## BEGIN
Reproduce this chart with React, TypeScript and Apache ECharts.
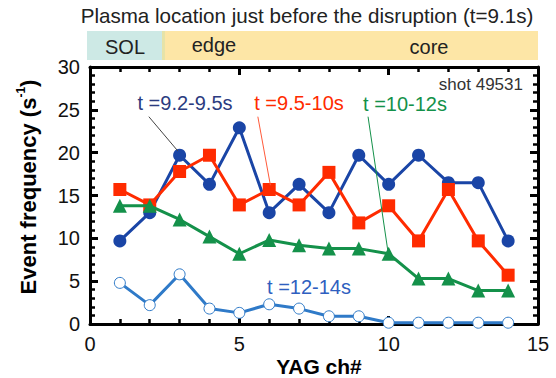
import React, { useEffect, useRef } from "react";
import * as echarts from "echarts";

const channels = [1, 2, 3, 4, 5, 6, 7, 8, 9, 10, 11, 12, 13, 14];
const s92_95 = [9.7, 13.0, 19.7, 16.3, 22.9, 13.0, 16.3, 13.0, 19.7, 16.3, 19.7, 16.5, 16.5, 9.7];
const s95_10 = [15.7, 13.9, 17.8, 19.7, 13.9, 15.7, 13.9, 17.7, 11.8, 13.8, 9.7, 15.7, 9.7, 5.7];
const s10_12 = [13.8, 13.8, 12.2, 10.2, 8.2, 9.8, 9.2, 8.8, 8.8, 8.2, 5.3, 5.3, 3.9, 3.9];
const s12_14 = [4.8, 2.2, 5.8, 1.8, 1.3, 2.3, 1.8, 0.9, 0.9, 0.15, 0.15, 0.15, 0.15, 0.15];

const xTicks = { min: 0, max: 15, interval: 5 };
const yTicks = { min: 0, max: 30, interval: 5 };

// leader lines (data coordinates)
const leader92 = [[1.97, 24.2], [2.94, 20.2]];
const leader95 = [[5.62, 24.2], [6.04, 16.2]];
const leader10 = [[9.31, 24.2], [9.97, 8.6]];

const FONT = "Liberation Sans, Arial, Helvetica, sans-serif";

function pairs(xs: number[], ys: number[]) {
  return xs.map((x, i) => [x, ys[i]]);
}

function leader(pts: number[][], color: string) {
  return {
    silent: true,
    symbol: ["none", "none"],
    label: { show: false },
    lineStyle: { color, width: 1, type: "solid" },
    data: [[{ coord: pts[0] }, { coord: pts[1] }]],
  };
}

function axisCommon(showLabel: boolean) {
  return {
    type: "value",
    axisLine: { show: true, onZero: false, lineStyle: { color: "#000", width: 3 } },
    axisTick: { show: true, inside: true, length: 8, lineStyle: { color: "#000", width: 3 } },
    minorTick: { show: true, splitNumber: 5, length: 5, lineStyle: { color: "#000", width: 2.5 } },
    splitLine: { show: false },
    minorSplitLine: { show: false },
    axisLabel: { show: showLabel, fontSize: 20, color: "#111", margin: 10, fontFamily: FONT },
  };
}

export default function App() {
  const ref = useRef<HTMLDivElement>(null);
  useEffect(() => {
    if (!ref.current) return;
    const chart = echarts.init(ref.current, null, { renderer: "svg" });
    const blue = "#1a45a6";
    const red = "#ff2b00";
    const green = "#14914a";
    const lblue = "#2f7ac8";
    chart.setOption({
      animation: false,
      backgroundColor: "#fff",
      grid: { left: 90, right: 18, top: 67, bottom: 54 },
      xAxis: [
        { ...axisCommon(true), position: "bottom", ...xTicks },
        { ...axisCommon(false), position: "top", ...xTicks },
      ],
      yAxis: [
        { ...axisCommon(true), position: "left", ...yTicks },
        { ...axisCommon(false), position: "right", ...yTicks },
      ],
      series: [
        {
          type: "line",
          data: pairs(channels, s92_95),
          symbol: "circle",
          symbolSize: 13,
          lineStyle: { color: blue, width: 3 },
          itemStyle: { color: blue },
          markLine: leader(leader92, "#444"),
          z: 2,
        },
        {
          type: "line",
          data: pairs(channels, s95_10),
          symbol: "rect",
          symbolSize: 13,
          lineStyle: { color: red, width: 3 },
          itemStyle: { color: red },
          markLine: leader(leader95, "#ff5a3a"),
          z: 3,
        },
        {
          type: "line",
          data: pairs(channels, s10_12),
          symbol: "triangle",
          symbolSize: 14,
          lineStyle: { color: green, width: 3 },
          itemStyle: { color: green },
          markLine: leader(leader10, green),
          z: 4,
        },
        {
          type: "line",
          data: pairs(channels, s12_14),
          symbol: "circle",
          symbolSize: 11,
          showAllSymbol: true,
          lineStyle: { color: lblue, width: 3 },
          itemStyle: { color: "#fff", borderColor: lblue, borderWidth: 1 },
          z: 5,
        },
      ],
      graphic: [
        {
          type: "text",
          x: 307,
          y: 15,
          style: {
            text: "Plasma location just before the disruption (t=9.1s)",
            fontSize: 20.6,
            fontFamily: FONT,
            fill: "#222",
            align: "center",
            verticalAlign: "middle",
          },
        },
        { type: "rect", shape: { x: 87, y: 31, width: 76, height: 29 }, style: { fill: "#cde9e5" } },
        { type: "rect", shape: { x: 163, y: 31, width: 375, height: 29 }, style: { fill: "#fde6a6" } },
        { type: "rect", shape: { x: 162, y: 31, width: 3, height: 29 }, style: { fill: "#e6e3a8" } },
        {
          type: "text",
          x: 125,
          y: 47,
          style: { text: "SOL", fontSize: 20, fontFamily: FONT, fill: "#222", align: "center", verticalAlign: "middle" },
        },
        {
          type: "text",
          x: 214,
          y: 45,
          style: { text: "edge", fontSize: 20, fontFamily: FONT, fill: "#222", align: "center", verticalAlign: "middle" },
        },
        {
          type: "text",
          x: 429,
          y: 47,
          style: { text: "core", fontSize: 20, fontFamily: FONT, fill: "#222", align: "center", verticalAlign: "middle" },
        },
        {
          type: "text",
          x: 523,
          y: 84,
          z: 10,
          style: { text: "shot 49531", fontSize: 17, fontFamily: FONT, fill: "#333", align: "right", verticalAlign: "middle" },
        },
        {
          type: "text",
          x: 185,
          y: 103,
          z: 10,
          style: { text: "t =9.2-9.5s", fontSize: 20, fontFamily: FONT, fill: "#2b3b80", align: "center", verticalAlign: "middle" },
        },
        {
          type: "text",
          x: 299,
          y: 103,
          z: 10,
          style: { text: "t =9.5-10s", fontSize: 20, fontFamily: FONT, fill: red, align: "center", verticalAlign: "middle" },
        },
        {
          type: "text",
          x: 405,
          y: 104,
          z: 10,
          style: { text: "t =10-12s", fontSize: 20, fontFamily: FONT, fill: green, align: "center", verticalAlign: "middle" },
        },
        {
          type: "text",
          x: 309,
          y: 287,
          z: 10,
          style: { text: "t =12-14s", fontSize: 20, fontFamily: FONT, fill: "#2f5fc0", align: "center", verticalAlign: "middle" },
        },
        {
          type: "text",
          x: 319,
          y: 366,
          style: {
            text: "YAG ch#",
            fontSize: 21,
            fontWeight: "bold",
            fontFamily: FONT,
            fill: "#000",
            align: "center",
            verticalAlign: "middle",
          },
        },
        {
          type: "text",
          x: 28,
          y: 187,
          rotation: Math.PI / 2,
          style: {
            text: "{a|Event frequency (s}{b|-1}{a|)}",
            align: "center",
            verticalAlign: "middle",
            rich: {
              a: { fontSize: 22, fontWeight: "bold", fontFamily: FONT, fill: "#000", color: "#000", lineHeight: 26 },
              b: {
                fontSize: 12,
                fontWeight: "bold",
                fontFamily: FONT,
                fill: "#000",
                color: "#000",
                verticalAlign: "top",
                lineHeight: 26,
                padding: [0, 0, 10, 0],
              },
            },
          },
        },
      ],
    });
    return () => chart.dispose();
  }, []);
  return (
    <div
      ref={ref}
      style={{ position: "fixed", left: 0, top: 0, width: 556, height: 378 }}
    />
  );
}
## END
Exercise objective ▸
Skip the pictures, then retype every line above exactly.

Task result ▸
Reproduce this chart with React, TypeScript and Apache ECharts.
import React, { useEffect, useRef } from "react";
import * as echarts from "echarts";

const channels = [1, 2, 3, 4, 5, 6, 7, 8, 9, 10, 11, 12, 13, 14];
const s92_95 = [9.7, 13.0, 19.7, 16.3, 22.9, 13.0, 16.3, 13.0, 19.7, 16.3, 19.7, 16.5, 16.5, 9.7];
const s95_10 = [15.7, 13.9, 17.8, 19.7, 13.9, 15.7, 13.9, 17.7, 11.8, 13.8, 9.7, 15.7, 9.7, 5.7];
const s10_12 = [13.8, 13.8, 12.2, 10.2, 8.2, 9.8, 9.2, 8.8, 8.8, 8.2, 5.3, 5.3, 3.9, 3.9];
const s12_14 = [4.8, 2.2, 5.8, 1.8, 1.3, 2.3, 1.8, 0.9, 0.9, 0.15, 0.15, 0.15, 0.15, 0.15];

const xTicks = { min: 0, max: 15, interval: 5 };
const yTicks = { min: 0, max: 30, interval: 5 };

// leader lines (data coordinates)
const leader92 = [[1.97, 24.2], [2.94, 20.2]];
const leader95 = [[5.62, 24.2], [6.04, 16.2]];
const leader10 = [[9.31, 24.2], [9.97, 8.6]];

const FONT = "Liberation Sans, Arial, Helvetica, sans-serif";

function pairs(xs: number[], ys: number[]) {
  return xs.map((x, i) => [x, ys[i]]);
}

function leader(pts: number[][], color: string) {
  return {
    silent: true,
    symbol: ["none", "none"],
    label: { show: false },
    lineStyle: { color, width: 1, type: "solid" },
    data: [[{ coord: pts[0] }, { coord: pts[1] }]],
  };
}

function axisCommon(showLabel: boolean) {
  return {
    type: "value",
    axisLine: { show: true, onZero: false, lineStyle: { color: "#000", width: 3 } },
    axisTick: { show: true, inside: true, length: 8, lineStyle: { color: "#000", width: 3 } },
    minorTick: { show: true, splitNumber: 5, length: 5, lineStyle: { color: "#000", width: 2.5 } },
    splitLine: { show: false },
    minorSplitLine: { show: false },
    axisLabel: { show: showLabel, fontSize: 20, color: "#111", margin: 10, fontFamily: FONT },
  };
}

export default function App() {
  const ref = useRef<HTMLDivElement>(null);
  useEffect(() => {
    if (!ref.current) return;
    const chart = echarts.init(ref.current, null, { renderer: "svg" });
    const blue = "#1a45a6";
    const red = "#ff2b00";
    const green = "#14914a";
    const lblue = "#2f7ac8";
    chart.setOption({
      animation: false,
      backgroundColor: "#fff",
      grid: { left: 90, right: 18, top: 67, bottom: 54 },
      xAxis: [
        { ...axisCommon(true), position: "bottom", ...xTicks },
        { ...axisCommon(false), position: "top", ...xTicks },
      ],
      yAxis: [
        { ...axisCommon(true), position: "left", ...yTicks },
        { ...axisCommon(false), position: "right", ...yTicks },
      ],
      series: [
        {
          type: "line",
          data: pairs(channels, s92_95),
          symbol: "circle",
          symbolSize: 13,
          lineStyle: { color: blue, width: 3 },
          itemStyle: { color: blue },
          markLine: leader(leader92, "#444"),
          z: 2,
        },
        {
          type: "line",
          data: pairs(channels, s95_10),
          symbol: "rect",
          symbolSize: 13,
          lineStyle: { color: red, width: 3 },
          itemStyle: { color: red },
          markLine: leader(leader95, "#ff5a3a"),
          z: 3,
        },
        {
          type: "line",
          data: pairs(channels, s10_12),
          symbol: "triangle",
          symbolSize: 14,
          lineStyle: { color: green, width: 3 },
          itemStyle: { color: green },
          markLine: leader(leader10, green),
          z: 4,
        },
        {
          type: "line",
          data: pairs(channels, s12_14),
          symbol: "circle",
          symbolSize: 11,
          showAllSymbol: true,
          lineStyle: { color: lblue, width: 3 },
          itemStyle: { color: "#fff", borderColor: lblue, borderWidth: 1 },
          z: 5,
        },
      ],
      graphic: [
        {
          type: "text",
          x: 307,
          y: 15,
          style: {
            text: "Plasma location just before the disruption (t=9.1s)",
            fontSize: 20.6,
            fontFamily: FONT,
            fill: "#222",
            align: "center",
            verticalAlign: "middle",
          },
        },
        { type: "rect", shape: { x: 87, y: 31, width: 76, height: 29 }, style: { fill: "#cde9e5" } },
        { type: "rect", shape: { x: 163, y: 31, width: 375, height: 29 }, style: { fill: "#fde6a6" } },
        { type: "rect", shape: { x: 162, y: 31, width: 3, height: 29 }, style: { fill: "#e6e3a8" } },
        {
          type: "text",
          x: 125,
          y: 47,
          style: { text: "SOL", fontSize: 20, fontFamily: FONT, fill: "#222", align: "center", verticalAlign: "middle" },
        },
        {
          type: "text",
          x: 214,
          y: 45,
          style: { text: "edge", fontSize: 20, fontFamily: FONT, fill: "#222", align: "center", verticalAlign: "middle" },
        },
        {
          type: "text",
          x: 429,
          y: 47,
          style: { text: "core", fontSize: 20, fontFamily: FONT, fill: "#222", align: "center", verticalAlign: "middle" },
        },
        {
          type: "text",
          x: 523,
          y: 84,
          z: 10,
          style: { text: "shot 49531", fontSize: 17, fontFamily: FONT, fill: "#333", align: "right", verticalAlign: "middle" },
        },
        {
          type: "text",
          x: 185,
          y: 103,
          z: 10,
          style: { text: "t =9.2-9.5s", fontSize: 20, fontFamily: FONT, fill: "#2b3b80", align: "center", verticalAlign: "middle" },
        },
        {
          type: "text",
          x: 299,
          y: 103,
          z: 10,
          style: { text: "t =9.5-10s", fontSize: 20, fontFamily: FONT, fill: red, align: "center", verticalAlign: "middle" },
        },
        {
          type: "text",
          x: 405,
          y: 104,
          z: 10,
          style: { text: "t =10-12s", fontSize: 20, fontFamily: FONT, fill: green, align: "center", verticalAlign: "middle" },
        },
        {
          type: "text",
          x: 309,
          y: 287,
          z: 10,
          style: { text: "t =12-14s", fontSize: 20, fontFamily: FONT, fill: "#2f5fc0", align: "center", verticalAlign: "middle" },
        },
        {
          type: "text",
          x: 319,
          y: 366,
          style: {
            text: "YAG ch#",
            fontSize: 21,
            fontWeight: "bold",
            fontFamily: FONT,
            fill: "#000",
            align: "center",
            verticalAlign: "middle",
          },
        },
        {
          type: "text",
          x: 28,
          y: 187,
          rotation: Math.PI / 2,
          style: {
            text: "{a|Event frequency (s}{b|-1}{a|)}",
            align: "center",
            verticalAlign: "middle",
            rich: {
              a: { fontSize: 22, fontWeight: "bold", fontFamily: FONT, fill: "#000", color: "#000", lineHeight: 26 },
              b: {
                fontSize: 12,
                fontWeight: "bold",
                fontFamily: FONT,
                fill: "#000",
                color: "#000",
                verticalAlign: "top",
                lineHeight: 26,
                padding: [0, 0, 10, 0],
              },
            },
          },
        },
      ],
    });
    return () => chart.dispose();
  }, []);
  return (
    <div
      ref={ref}
      style={{ position: "fixed", left: 0, top: 0, width: 556, height: 378 }}
    />
  );
}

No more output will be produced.